It computes the residuals \(\epsilon\) with respect to predicted values \(\hat{y}\).

Returns

pandas.DataFrame

Returns a copy of data with 3 more columns: 'intercept', 'predicted' and 'residuals'.

Raises

ValueError

Notes

Predicted values are computed at data points \(X\) using the posteriors means for each regressor’s parameter:

\[\hat{y_i} = \beta_0 + \sum_{j = 1}^{m} \beta_j x_{i,j}\]

while residuals are the difference between the observed values and the predicted values of the response_variable:

\[\epsilon_i = y_i - \hat{y_i}\]
property response_variable: str

Response variable \(y\) of the linear model.

Returns

str

Name of the response variable \(y\).
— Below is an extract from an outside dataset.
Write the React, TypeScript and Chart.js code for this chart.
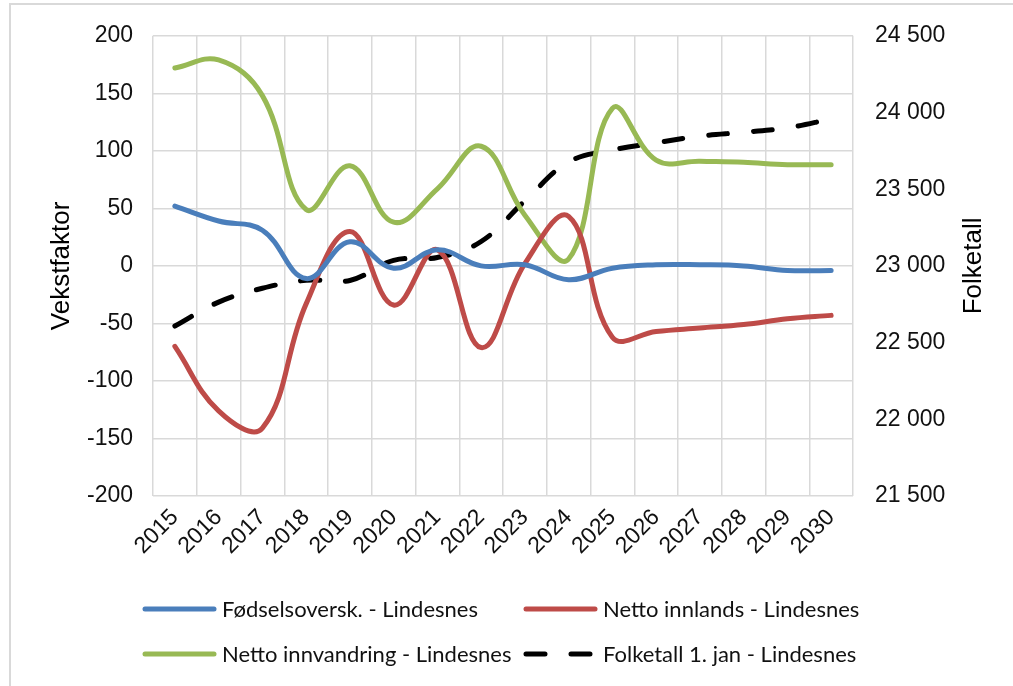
import React, { useEffect, useRef } from "react";
import { Chart, registerables } from "chart.js";

Chart.register(...registerables);

const years = ["2015", "2016", "2017", "2018", "2019", "2020", "2021", "2022", "2023", "2024", "2025", "2026", "2027", "2028", "2029", "2030"];
const fodselsoverskudd = [52, 39, 31, -11, 21, -2, 14, 0, 1, -12, -2, 1, 1, 0, -4, -4];
const nettoInnlands = [-70, -126, -141, -33, 30, -34, 14, -71, 2, 43, -62, -57, -54, -51, -46, -43];
const nettoInnvandring = [172, 179, 148, 49, 87, 38, 67, 104, 44, 6, 137, 92, 91, 90, 88, 88];
const folketall = [22608, 22764, 22854, 22906, 22905, 23036, 23055, 23159, 23424, 23677, 23755, 23802, 23846, 23871, 23900, 23958];

const seriesLabels = [
  "Fødselsoversk. - Lindesnes",
  "Netto innlands - Lindesnes",
  "Netto innvandring - Lindesnes",
  "Folketall 1. jan - Lindesnes",
];
const leftTitle = "Vekstfaktor";
const rightTitle = "Folketall";

const FONT = '"Liberation Sans", Arial, sans-serif';
const LEGEND_FONT = 'Lato, "Noto Sans", sans-serif';

function fmtThousands(v: number): string {
  const s = Math.round(v).toString();
  return s.replace(/\B(?=(\d{3})+(?!\d))/g, " ");
}

const overlayPlugin = {
  id: "overlay",
  afterDraw(chart: any) {
    const ctx = chart.ctx as CanvasRenderingContext2D;
    const ca = chart.chartArea;
    ctx.save();
    ctx.fillStyle = "#000";
    ctx.font = `26px ${FONT}`;
    ctx.textAlign = "center";
    ctx.textBaseline = "middle";
    const cy = (ca.top + ca.bottom) / 2;
    const titles: [number, string][] = [
      [ca.left - 91, leftTitle],
      [ca.right + 121, rightTitle],
    ];
    titles.forEach(([x, t]) => {
      ctx.save();
      ctx.translate(x, cy);
      ctx.rotate(-Math.PI / 2);
      ctx.fillText(t, 0, 0);
      ctx.restore();
    });

    // legend in two columns, two rows
    const colX = [142, 523];
    const rowY = [609, 654];
    ctx.font = `22px ${LEGEND_FONT}`;
    ctx.textAlign = "left";
    chart.data.datasets.forEach((ds: any, i: number) => {
      const col = i % 2;
      const row = Math.floor(i / 2);
      const x0 = colX[col];
      const y = rowY[row];
      ctx.save();
      ctx.beginPath();
      ctx.strokeStyle = ds.borderColor;
      ctx.lineWidth = ds.borderWidth;
      ctx.lineCap = "round";
      ctx.setLineDash(ds.borderDash || []);
      ctx.moveTo(x0 + 3, y);
      ctx.lineTo(x0 + 72, y);
      ctx.stroke();
      ctx.restore();
      ctx.fillStyle = "#111";
      ctx.fillText(ds.label, x0 + 80, y + 1);
    });
    ctx.restore();
  },
};

export default function App() {
  const ref = useRef<HTMLCanvasElement | null>(null);

  useEffect(() => {
    if (!ref.current) return;
    const chart = new Chart(ref.current, {
      type: "line",
      data: {
        labels: years,
        datasets: [
          {
            label: seriesLabels[0],
            data: fodselsoverskudd,
            borderColor: "#4a7ebb",
            backgroundColor: "#4a7ebb",
            borderWidth: 5,
            yAxisID: "y",
          },
          {
            label: seriesLabels[1],
            data: nettoInnlands,
            borderColor: "#be4b48",
            backgroundColor: "#be4b48",
            borderWidth: 5,
            yAxisID: "y",
          },
          {
            label: seriesLabels[2],
            data: nettoInnvandring,
            borderColor: "#98b954",
            backgroundColor: "#98b954",
            borderWidth: 5,
            yAxisID: "y",
          },
          {
            label: seriesLabels[3],
            data: folketall,
            borderColor: "#000000",
            backgroundColor: "#000000",
            borderWidth: 5,
            borderDash: [19, 26],
            yAxisID: "y2",
          },
        ],
      },
      options: {
        responsive: false,
        animation: false,
        layout: { padding: { top: 33, bottom: 110, left: 0, right: 0 } },
        elements: {
          line: { tension: 0.4, borderCapStyle: "round", borderJoinStyle: "round" },
          point: { radius: 0, hoverRadius: 0 },
        },
        plugins: {
          legend: { display: false },
          tooltip: { enabled: false },
        },
        scales: {
          x: {
            type: "category",
            offset: true,
            grid: { offset: true, color: "#d9d9d9", lineWidth: 1.5, drawTicks: false },
            border: { display: false },
            ticks: {
              autoSkip: false,
              maxRotation: 45,
              minRotation: 45,
              padding: 8,
              color: "#111",
              font: { family: FONT, size: 23 },
            },
            afterFit: (s: any) => {
              s.height = 80;
            },
          },
          y: {
            position: "left",
            min: -200,
            max: 200,
            ticks: { stepSize: 50, padding: 20, color: "#111", font: { family: FONT, size: 23 } },
            grid: { color: "#d9d9d9", lineWidth: 1.5, drawTicks: false },
            border: { display: false },
            afterFit: (s: any) => {
              s.width = 153;
            },
          },
          y2: {
            position: "right",
            min: 21500,
            max: 24500,
            ticks: {
              stepSize: 500,
              padding: 22,
              color: "#111",
              font: { family: FONT, size: 23 },
              callback: (v: any) => fmtThousands(Number(v)),
            },
            grid: { display: false, drawTicks: false },
            border: { display: false },
            afterFit: (s: any) => {
              s.width = 160;
            },
          },
        },
      },
      plugins: [overlayPlugin],
    });
    return () => chart.destroy();
  }, []);

  return (
    <div
      style={{
        position: "fixed",
        left: 0,
        top: 0,
        width: 1013,
        height: 686,
        overflow: "hidden",
        background: "#fff",
      }}
    >
      <div
        style={{
          position: "absolute",
          left: 9,
          top: 3,
          width: 1020,
          height: 720,
          border: "2px solid #d9d9d9",
          boxSizing: "border-box",
        }}
      />
      <canvas
        ref={ref}
        width={1013}
        height={686}
        style={{ position: "absolute", left: 0, top: 0, width: 1013, height: 686 }}
      />
    </div>
  );
}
In must be one of the columns of data.

Raises

TypeError

If response_variable is not a str.

property variable_names: list[str]

Variables of the linear model.

Returns

list

The list of all model variables: the regressors \(X\), including the 'intercept' and the 'variance' \(\sigma^2\).

class Model

Bases: ABC

Model object.

Abstract base class for creating model objects.

See Also

LinearModel

abstract property data: None
abstract likelihood(data: DataFrame) None
abstract log_likelihood(data: DataFrame) None
abstract property posteriors: None
abstract posteriors_to_frame() None
abstract predict_distribution(predictors: dict[str, float | int]) None
abstract property priors: None
abstract residuals() None
abstract property response_variable: None
abstract property variable_names: None